CC: Não há algo sinalizado acerca disso na literatura. Mas fica aí uma boa dica de estudo científico. É importante estudar possíveis consequências desta comunicação, sim.
CS: Quando o uso de meme deixa de ser diversão e passa a ser preocupante?
CC: Justamente quando deixa de ser divertido. A diversão deve englobar a todos os envolvidos. Imagina se apropriar de uma imagem na qual o autor se sente ofendido pelo significado que você atribui? Ou que o espectador se sinta invadido? Bom humor deve ser associado sempre ao bom senso. Para ter graça não precisa, nem deve, ser ofensivo.
CS: Dá para categorizá-los como saudáveis ou tóxicos?
CC: Acredito que não. Como disse, é importante analisar caso a caso e refletir acerca da produção e impacto que o meme pode causar em todos.
CS: Você acha que a efemeridade da internet colabora para a produção interminável dessas brincadeiras?
CC: Outra importante reflexão. A velocidade do tempo que vivemos, não é? Não falamos aqui da cronologia, mas da percepção de tempo. Vivemos numa velocidade maior, essa é a nossa sensação. E o mundo digital, ao qual a internet se insere, exemplifica bem essa mudança na percepção de tempo. O tempo está voando e aquilo que está sendo noticiado hoje, amanhã já será ultrapassado. Os memes seguem essa tendência, a todo instante surge uma nova situação a ser explorada e transformada em meme.
CS: Por fim, tudo é só brincadeira ou dá para ganhar dinheiro com isso?
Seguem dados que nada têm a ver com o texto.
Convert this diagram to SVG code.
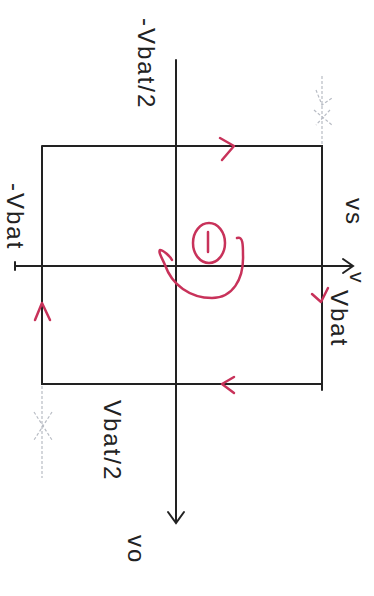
<svg xmlns="http://www.w3.org/2000/svg" width="374" height="596" viewBox="0 0 374 596">
<style>
.ax{stroke:#222;stroke-width:2;fill:none;stroke-linecap:round}
.rd{stroke:#c8325a;stroke-width:2.5;fill:none;stroke-linecap:round;stroke-linejoin:round}
.gr{stroke:#b8bcc4;stroke-width:1.2;fill:none;stroke-dasharray:3 2}
.lb{font-family:"Liberation Sans",Arial,sans-serif;font-size:24px;fill:#222;letter-spacing:2px}
</style>
<rect width="374" height="596" fill="#fff"/>
<g id="connectors">
  <line class="ax" x1="176" y1="60" x2="176" y2="522"/>
  <path class="ax" d="M168,512 L176,523 L184,512"/>
  <line class="ax" x1="15" y1="266" x2="352" y2="266"/>
  <path class="ax" d="M343,259 L353,266 L343,273"/>
</g>
<g id="square">
  <path class="ax" d="M42,146 L322,146 L322,390 M322,384 L42,384 L42,146"/>
  <line class="ax" x1="170" y1="146" x2="182" y2="146"/>
  <line class="ax" x1="170" y1="384" x2="182" y2="384"/>
  <line class="ax" x1="15" y1="262" x2="15" y2="270"/>
</g>
<g id="faint-marks">
  <line class="gr" x1="322" y1="144" x2="322" y2="75"/>
  <path class="gr" d="M316,90 L322,105 L332,98 M314,110 L332,125 M330,110 L316,125"/>
  <line class="gr" x1="42" y1="386" x2="42" y2="478"/>
  <path class="gr" d="M34,412 L52,440 M52,412 L34,440"/>
</g>
<g id="flow-arrows">
  <path class="rd" d="M220,138 L234,146 L222,160"/>
  <path class="rd" d="M234,377 L222,384 L234,393"/>
  <path class="rd" d="M35,320 L42,303 L50,320"/>
  <path class="rd" d="M312,294 L321,302 L328,288"/>
</g>
<g id="loop">
  <ellipse class="rd" cx="209" cy="243" rx="16" ry="20"/>
  <line class="rd" x1="208" y1="232" x2="208" y2="252"/>
  <path class="rd" d="M237,238 C243,236 243,245 243,255 C244,280 232,298 212,298 C190,298 172,285 165,265 C162,258 158,252 160,250 C163,250 170,256 172,260"/>
</g>
<g id="labels">
  <text class="lb" transform="translate(138,18) rotate(90)">-Vbat/2</text>
  <text class="lb" transform="translate(7,183) rotate(90)">-Vbat</text>
  <text class="lb" transform="translate(346,198) rotate(90)">vs</text>
  <text class="lb" style="font-size:21px;letter-spacing:0" transform="translate(350,272) rotate(90)">v</text>
  <text class="lb" transform="translate(331,290) rotate(90)">Vbat</text>
  <text class="lb" transform="translate(104,400) rotate(90)">Vbat/2</text>
  <text class="lb" transform="translate(128,535) rotate(90)">vo</text>
</g>
</svg>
CC: Acompanho bastante páginas virais no Instagram. Acredito que o pessoal tem faturado bem, viu? Mas nunca faturei. Adoraria ter a criatividade que a galera tem, mas não tenho [risos]. Que sigam fazendo algo positivo para divertir o público e exercitar as diferentes percepções que podemos ter diante das situações consolidadas no mundo. Afinal, não podemos mudar as situações, mas podemos mudar como lidamos com elas.